= Military history of ancient Rome =

The military history of ancient Rome is inseparable from its political system, based from an early date upon competition within the ruling elite. Two consuls were elected each year to head the government of the state, and in the early to mid-Republic were assigned a consular army and an area in which to campaign.

==History==
From Gaius Marius and Sulla onwards, control of the army began to be tied into the political ambitions of individuals, leading to the political triumvirate of the 1st century BC and its resolution in a civil war that led to the Republic's collapse. The Empire was increasingly plagued by usurpations led or supported by military conspiracies, leading to the Crisis of the Third Century (235–284 AD) in the late empire and eventual final decline.

Following is a list of topics on the military history of ancient Rome.
- Structural history of the Roman military
The branches of the Roman military at the highest level were the Roman army and the Roman navy. Within these branches the actual structure was subject to substantial change throughout its history.
- Campaign history of the Roman military
The history of Rome is inseparable from its military history over the roughly thirteen centuries that the Roman state existed. The core of the military campaigns of ancient Rome is the account of the Roman military's land battles, from the conquest of Italy to its fights against the Huns and invading Germanic peoples. Naval battles were largely less important, although there are notable exceptions during, for instance, the First Punic War and others.

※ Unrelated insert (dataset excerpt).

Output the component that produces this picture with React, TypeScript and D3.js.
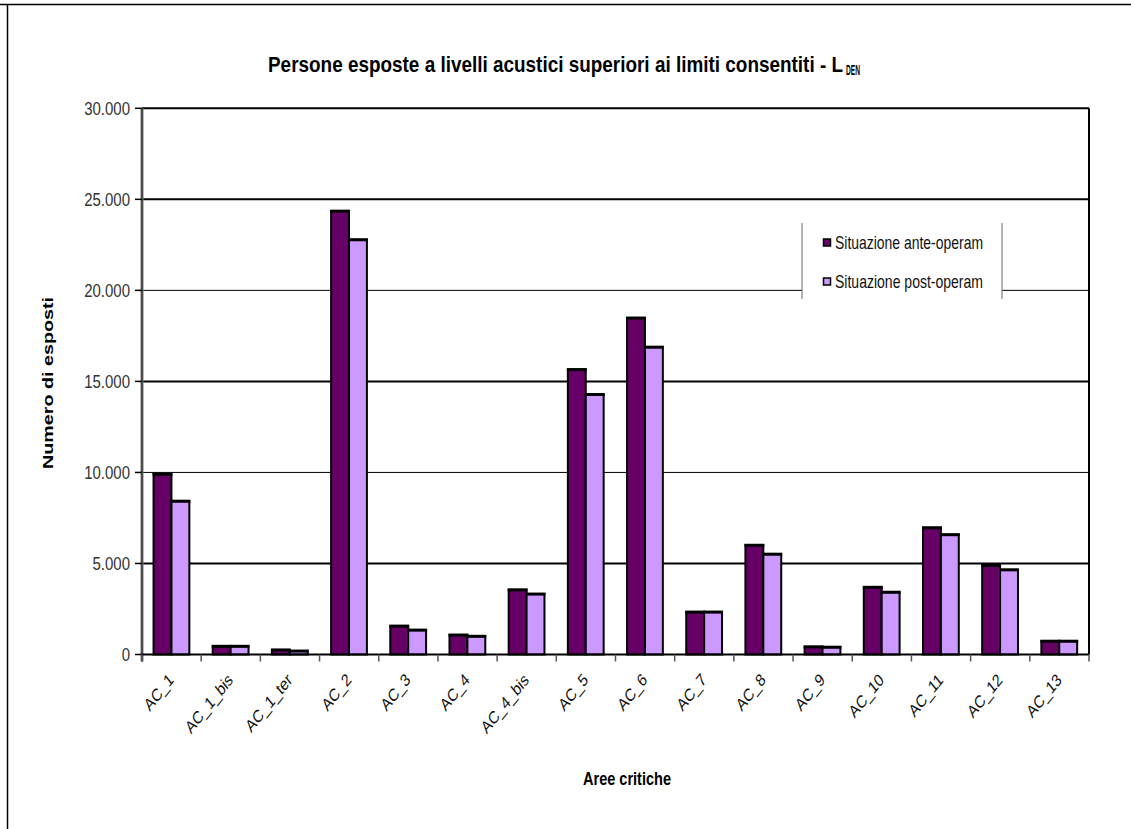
import React from "react";
import { scaleBand, scaleLinear, formatLocale } from "d3";

const categories = [
  "AC_1", "AC_1_bis", "AC_1_ter", "AC_2", "AC_3", "AC_4", "AC_4_bis", "AC_5",
  "AC_6", "AC_7", "AC_8", "AC_9", "AC_10", "AC_11", "AC_12", "AC_13",
];
const series = ["Situazione ante-operam", "Situazione post-operam"];
const anteOperam = [9900, 450, 250, 24350, 1560, 1070, 3550, 15650, 18480, 2330, 6000, 420, 3690, 6960, 4890, 730];
const postOperam = [8420, 450, 190, 22780, 1340, 1000, 3320, 14280, 16880, 2330, 5510, 400, 3420, 6580, 4650, 730];
const yTicks = [0, 5000, 10000, 15000, 20000, 25000, 30000];
const colors = ["#660066", "#cc99ff"];

const width = 1131;
const height = 829;
const plot = { left: 142, right: 1089, top: 108.3, bottom: 654.5 };
const font = "'Liberation Sans', Arial, sans-serif";
// the source picture is stretched vertically, text looks tall and narrow
const stretch = 1.25;

const it = formatLocale({ decimal: ",", thousands: ".", grouping: [3], currency: ["€", ""] });
const fmt = it.format(",");

export default function App() {
  const x = scaleBand().domain(categories).range([plot.left, plot.right]);
  const bw = x.bandwidth();
  const x1 = scaleBand().domain(series).range([bw * 0.195, bw * 0.8]);
  const y = scaleLinear().domain([0, 30000]).range([plot.bottom, plot.top]);
  const values = [anteOperam, postOperam];

  return (
    <>
      <style>{`body{margin:0;overflow:hidden}`}</style>
      <svg width={width} height={height} style={{ display: "block", background: "#fff" }} fontFamily={font}>
        {/* outer frame */}
        <line x1={0} x2={width} y1={4.5} y2={4.5} stroke="#000" strokeWidth={1.5} />
        <line x1={7.5} x2={7.5} y1={4.5} y2={height} stroke="#000" strokeWidth={1.5} />

        {/* title */}
        <g transform={`translate(268, 72) scale(1, ${stretch})`}>
          <text fontSize={17.5} fontWeight="bold" textLength={575} lengthAdjust="spacingAndGlyphs">
            Persone esposte a livelli acustici superiori ai limiti consentiti - L
          </text>
        </g>
        <g transform={`translate(846, 75) scale(1, ${stretch})`}>
          <text fontSize={11} fontWeight="bold" textLength={14} lengthAdjust="spacingAndGlyphs">
            DEN
          </text>
        </g>

        {/* gridlines */}
        {yTicks.filter((t) => t > 0).map((t) => (
          <line
            key={t}
            x1={plot.left}
            x2={plot.right}
            y1={y(t)}
            y2={y(t)}
            stroke="#000"
            strokeWidth={t === 20000 || t === 10000 ? 1 : 2}
          />
        ))}
        <line x1={plot.right} x2={plot.right} y1={plot.top} y2={plot.bottom} stroke="#000" strokeWidth={2} />

        {/* y axis */}
        <line x1={plot.left} x2={plot.left} y1={plot.top} y2={plot.bottom + 7} stroke="#777" strokeWidth={3} />
        <line x1={plot.left} x2={plot.left} y1={plot.top} y2={plot.bottom + 7} stroke="#222" strokeWidth={1} />
        {yTicks.map((t) => (
          <g key={t} transform={`translate(0, ${y(t)})`}>
            <line x1={135} x2={plot.left} stroke="#000" strokeWidth={1.5} />
            <g transform={`translate(130, 0) scale(1, ${stretch})`}>
              <text dy="0.36em" textAnchor="end" fontSize={15} fill="#333">
                {fmt(t)}
              </text>
            </g>
          </g>
        ))}
        <text
          transform={`translate(53, 383) rotate(-90)`}
          textAnchor="middle"
          fontSize={15}
          fontWeight="bold"
          textLength={172}
          lengthAdjust="spacingAndGlyphs"
        >
          Numero di esposti
        </text>

        {/* bars */}
        {categories.map((c, i) => (
          <g key={c} transform={`translate(${x(c)}, 0)`}>
            {series.map((s, j) => {
              const v = values[j][i];
              const bx = x1(s) as number;
              const w = x1.bandwidth();
              return (
                <g key={s}>
                  <rect
                    x={bx}
                    y={y(v)}
                    width={w}
                    height={plot.bottom - y(v)}
                    fill={colors[j]}
                    stroke="#000"
                    strokeWidth={2}
                  />
                  <line x1={bx - 1} x2={bx + w + 1} y1={y(v)} y2={y(v)} stroke="#000" strokeWidth={3} />
                </g>
              );
            })}
          </g>
        ))}

        {/* x axis */}
        <line x1={plot.left} x2={plot.right} y1={plot.bottom} y2={plot.bottom} stroke="#000" strokeWidth={2} />
        {categories.concat(["end"]).map((c, i) => {
          const px = plot.left + i * bw;
          return <line key={c} x1={px} x2={px} y1={plot.bottom} y2={plot.bottom + 7} stroke="#555" strokeWidth={1.5} />;
        })}
        {categories.map((c) => (
          <g key={c} transform={`translate(${(x(c) as number) + bw / 2 + 3}, 681) scale(1, ${stretch})`}>
            <text transform="rotate(-45)" textAnchor="end" fontSize={14} fill="#111">
              {c}
            </text>
          </g>
        ))}
        <g transform={`translate(627, 785) scale(1, ${stretch})`}>
          <text textAnchor="middle" fontSize={14.5} fontWeight="bold" textLength={88} lengthAdjust="spacingAndGlyphs">
            Aree critiche
          </text>
        </g>

        {/* legend */}
        <rect x={802} y={223} width={200} height={76} fill="#fff" />
        <line x1={802} x2={802} y1={223} y2={299} stroke="#666" strokeWidth={1} />
        <line x1={1002} x2={1002} y1={223} y2={299} stroke="#666" strokeWidth={1} />
        {series.map((s, j) => {
          const cy = j === 0 ? 242.5 : 281.5;
          return (
            <g key={s}>
              <rect x={823.5} y={cy - 3.5} width={7} height={7} fill={colors[j]} stroke="#000" strokeWidth={1.5} />
              <g transform={`translate(835, ${cy}) scale(1, ${stretch})`}>
                <text dy="0.36em" fontSize={14} fill="#111" textLength={148} lengthAdjust="spacingAndGlyphs">
                  {s}
                </text>
              </g>
            </g>
          );
        })}
      </svg>
    </>
  );
}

The Roman army battled first against its tribal neighbors and Etruscan towns within Italy, and later came to dominate much of the land surrounding the Mediterranean Sea, including the provinces of Britannia and Asia Minor at the Empire's height.
- Technological history of the Roman military
From sticks and stones to ballistae and quinqueremes.
- Political history of the Roman military

From subjects of the state to subjects of the general.